As this fellow searched about for pre-loved parchment, his hand fell upon the last remaining copy of Archimedes' treatise called The Method of Mechanical Theorems. It wasn't a religious text so obviously no one would want it; he erased it. He picked up the only remaining copy of On Floating Bodies written in the original Greek. He erased that too. He erased sections of the Stomachion which have not survived anywhere else. He tossed in four other books by Archimedes which at least have survived elsewhere in other versions. For good measure he threw in ten pages of oratory from Hyperides, whose words appear nowhere else, the 4th century legal eagle who was the defender of Phryne the Hetaera, the man who made legal history in a way described in another of my articles.

This monk is lucky we don't know his name, because he may hold the record for the greatest single-handed destruction of knowledge ever. The burning of the Library of Alexandria would obviously have destroyed far more, but it took lots of men to do that. It was this fellow's bad luck to pick up one unique text after another.
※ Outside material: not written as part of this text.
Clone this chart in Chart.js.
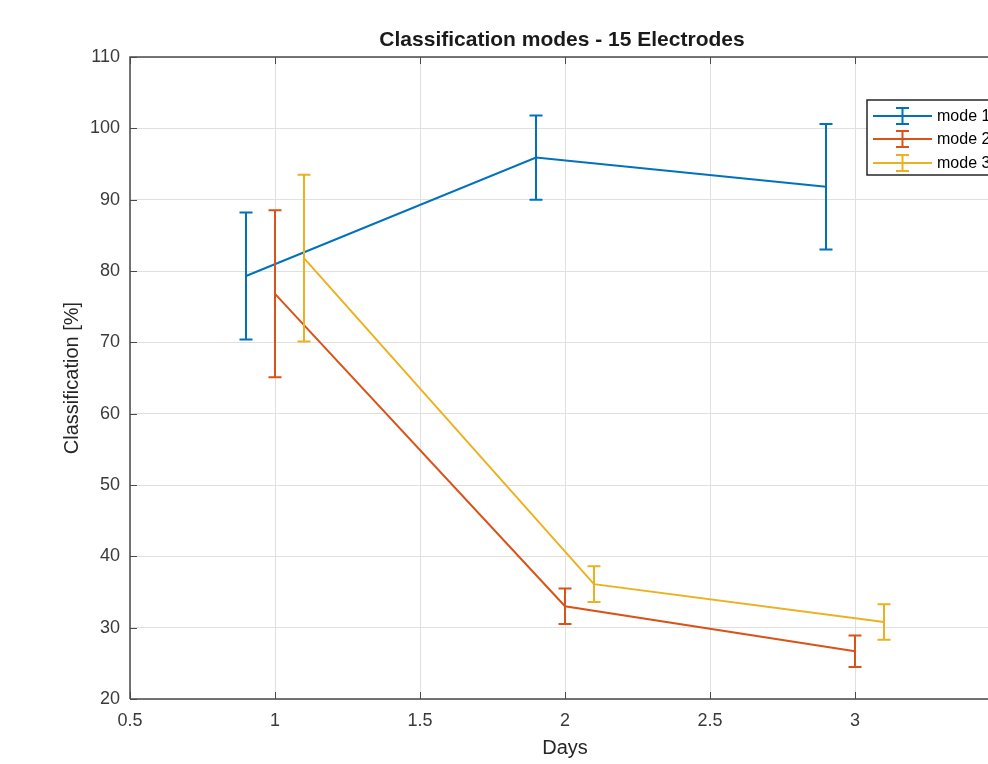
<!DOCTYPE html>
<html><head><meta charset="utf-8">
<script src="https://cdn.jsdelivr.net/npm/chart.js@4.4.0/dist/chart.umd.min.js"></script>
<style>
html,body{margin:0;padding:0;background:#fff;overflow:hidden;width:988px;height:764px}
#wrap{position:relative;width:1040px;height:764px}
</style></head>
<body><div id="wrap"><canvas id="c" width="1040" height="764"></canvas></div>
<script>
const chartTitle = 'Classification modes - 15 Electrodes';
const xLabel = 'Days';
const yLabel = 'Classification [%]';
const days = [1, 2, 3];
const seriesNames = ['mode 1', 'mode 2', 'mode 3'];
const seriesOffsets = [-0.1, 0, 0.1];
const mode1Mean = [79.3, 95.9, 91.8];
const mode1Err  = [8.9, 5.9, 8.8];
const mode2Mean = [76.8, 33.0, 26.7];
const mode2Err  = [11.7, 2.5, 2.2];
const mode3Mean = [81.8, 36.1, 30.8];
const mode3Err  = [11.7, 2.5, 2.5];
const colors = ['#0072BD', '#D95319', '#EDB120'];
const xTicks = [0.5, 1, 1.5, 2, 2.5, 3, 3.5];
const yTicks = [20, 30, 40, 50, 60, 70, 80, 90, 100, 110];

const means = [mode1Mean, mode2Mean, mode3Mean];
const errs = [mode1Err, mode2Err, mode3Err];

const datasets = means.map((m, i) => ({
  label: seriesNames[i],
  data: days.map((d, j) => ({x: d + seriesOffsets[i], y: m[j]})),
  borderColor: colors[i],
  backgroundColor: colors[i],
  borderWidth: 2,
  pointRadius: 0,
  tension: 0,
  errs: errs[i]
}));

const FONT = '"Liberation Sans", Arial, Helvetica, sans-serif';
const AXIS = '#4a4a4a';

const deco = {
  id: 'deco',
  afterDatasetsDraw(chart) {
    const {ctx, scales: {x, y}} = chart;
    ctx.save();
    chart.data.datasets.forEach(ds => {
      ctx.strokeStyle = ds.borderColor;
      ctx.lineWidth = 2;
      ds.data.forEach((p, j) => {
        const px = x.getPixelForValue(p.x);
        const top = y.getPixelForValue(p.y + ds.errs[j]);
        const bot = y.getPixelForValue(p.y - ds.errs[j]);
        ctx.beginPath();
        ctx.moveTo(px, top); ctx.lineTo(px, bot);
        ctx.moveTo(px - 6.5, top); ctx.lineTo(px + 6.5, top);
        ctx.moveTo(px - 6.5, bot); ctx.lineTo(px + 6.5, bot);
        ctx.stroke();
      });
    });
    ctx.restore();
  },
  afterDraw(chart) {
    const {ctx, chartArea: a, scales: {x, y}} = chart;
    ctx.save();
    // axes box
    ctx.strokeStyle = AXIS;
    ctx.lineWidth = 1.5;
    ctx.beginPath();
    ctx.moveTo(a.left, a.bottom); ctx.lineTo(a.left, a.top); ctx.lineTo(a.right, a.top); ctx.lineTo(a.right, a.bottom); ctx.lineTo(a.left, a.bottom);
    ctx.stroke();
    // inward ticks
    ctx.lineWidth = 1;
    ctx.beginPath();
    xTicks.forEach(v => {
      const px = Math.round(x.getPixelForValue(v)) + 0.5;
      ctx.moveTo(px, a.bottom); ctx.lineTo(px, a.bottom - 7);
      ctx.moveTo(px, a.top); ctx.lineTo(px, a.top + 7);
    });
    yTicks.forEach(v => {
      const py = Math.round(y.getPixelForValue(v)) + 0.5;
      ctx.moveTo(a.left, py); ctx.lineTo(a.left + 7, py);
      ctx.moveTo(a.right, py); ctx.lineTo(a.right - 7, py);
    });
    ctx.stroke();
    // title
    ctx.fillStyle = '#1a1a1a';
    ctx.font = 'bold 21px ' + FONT;
    ctx.textAlign = 'center';
    ctx.textBaseline = 'middle';
    ctx.fillText(chartTitle, 562, 40);
    // legend
    const lx = 867, ly = 100, lh = 75;
    ctx.fillStyle = '#fff';
    ctx.fillRect(lx, ly, 160, lh);
    ctx.strokeStyle = '#262626';
    ctx.lineWidth = 1.5;
    ctx.strokeRect(lx, ly, 160, lh);
    const rows = [116, 139, 163];
    ctx.font = '16px ' + FONT;
    ctx.textAlign = 'left';
    seriesNames.forEach((n, i) => {
      const ry = rows[i];
      ctx.strokeStyle = colors[i];
      ctx.lineWidth = 2;
      ctx.beginPath();
      ctx.moveTo(873, ry); ctx.lineTo(932, ry);
      ctx.moveTo(902.5, ry - 8); ctx.lineTo(902.5, ry + 8);
      ctx.moveTo(896, ry - 8); ctx.lineTo(909, ry - 8);
      ctx.moveTo(896, ry + 8); ctx.lineTo(909, ry + 8);
      ctx.stroke();
      ctx.fillStyle = '#000';
      ctx.fillText(n, 937, ry + 1);
    });
    ctx.restore();
  }
};

new Chart(document.getElementById('c'), {
  type: 'line',
  data: {datasets},
  options: {
    responsive: false,
    animation: false,
    devicePixelRatio: 1,
    layout: {padding: {top: 57, right: 40, left: 0, bottom: 0}},
    plugins: {legend: {display: false}, tooltip: {enabled: false}, title: {display: false}},
    scales: {
      x: {
        type: 'linear', min: 0.5, max: 3.5,
        afterBuildTicks: s => { s.ticks = xTicks.map(v => ({value: v})); },
        afterFit: s => { s.height = 65; },
        grid: {color: '#e0e0e0', drawTicks: false, lineWidth: 1},
        border: {display: false},
        ticks: {padding: 11, color: '#3a3a3a', font: {size: 18, family: FONT}, maxRotation: 0, autoSkip: false,
                callback: v => String(v)},
        title: {display: true, text: xLabel, color: '#262626', font: {size: 20, family: FONT}, padding: {top: 0, bottom: 4}}
      },
      y: {
        type: 'linear', min: 20, max: 110,
        afterBuildTicks: s => { s.ticks = yTicks.map(v => ({value: v})); },
        afterFit: s => { s.width = 130; },
        grid: {color: '#e0e0e0', drawTicks: false, lineWidth: 1},
        border: {display: false},
        ticks: {padding: 10, color: '#3a3a3a', font: {size: 18, family: FONT}, autoSkip: false, callback: v => String(v)},
        title: {display: true, text: yLabel, color: '#262626', font: {size: 20, family: FONT}, padding: {top: 60, bottom: 0}}
      }
    }
  },
  plugins: [deco]
});
</script>
</body></html>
Our monk erased all these unique books, and wrote over them a bunch of prayers of no particular interest whatsoever. The resulting palimpset passed from place to place until, 723 years later in 1906, the underlying text, barely visible through the overlying ink and mostly illegible, was recognized for what it was. Scholars took some photos, as best they could in 1906, and then...you're not going to believe this, it reads like a thriller...the Archimedes Palimpsest went missing, probably stolen.

As far as anyone knew, that was the end of the story, the lost works of Archimedes lost once more.

Cut to 1998. Christies Auction House is selling a palimpsest that has been in a private collection since the 1930s. Upon inspection it turns out to be...the Archimedes Palimpsest.

Modern digital imaging technology was applied to the parchment before anyone else had a chance to lift it, and the Archimedes Palimpsest appears for the first time on Google Books. How cool is that?

This book is seriously out of copyright, so everyone is free to download it and at least gaze at ancient texts that went missing for centuries.

The most amazing thing for me about what's been discovered is that, in The Method of Mechanical Theorems, Archimedes describes a mathematical technique which is the next best thing to calculus! Now calculus was worked out independently by Isaac Newton and Gottfried Leibniz in the 17th century, and its development opened up new ways to analyze the world and vastly sped up scientific discovery. It seems Archimedes got there first, but we didn't know it until now. How smart would a guy have to be to make such a discovery 1,600 years before the next person to work it out? And how much more advanced might the world be today if that monk had published Archimedes instead of wiping him out?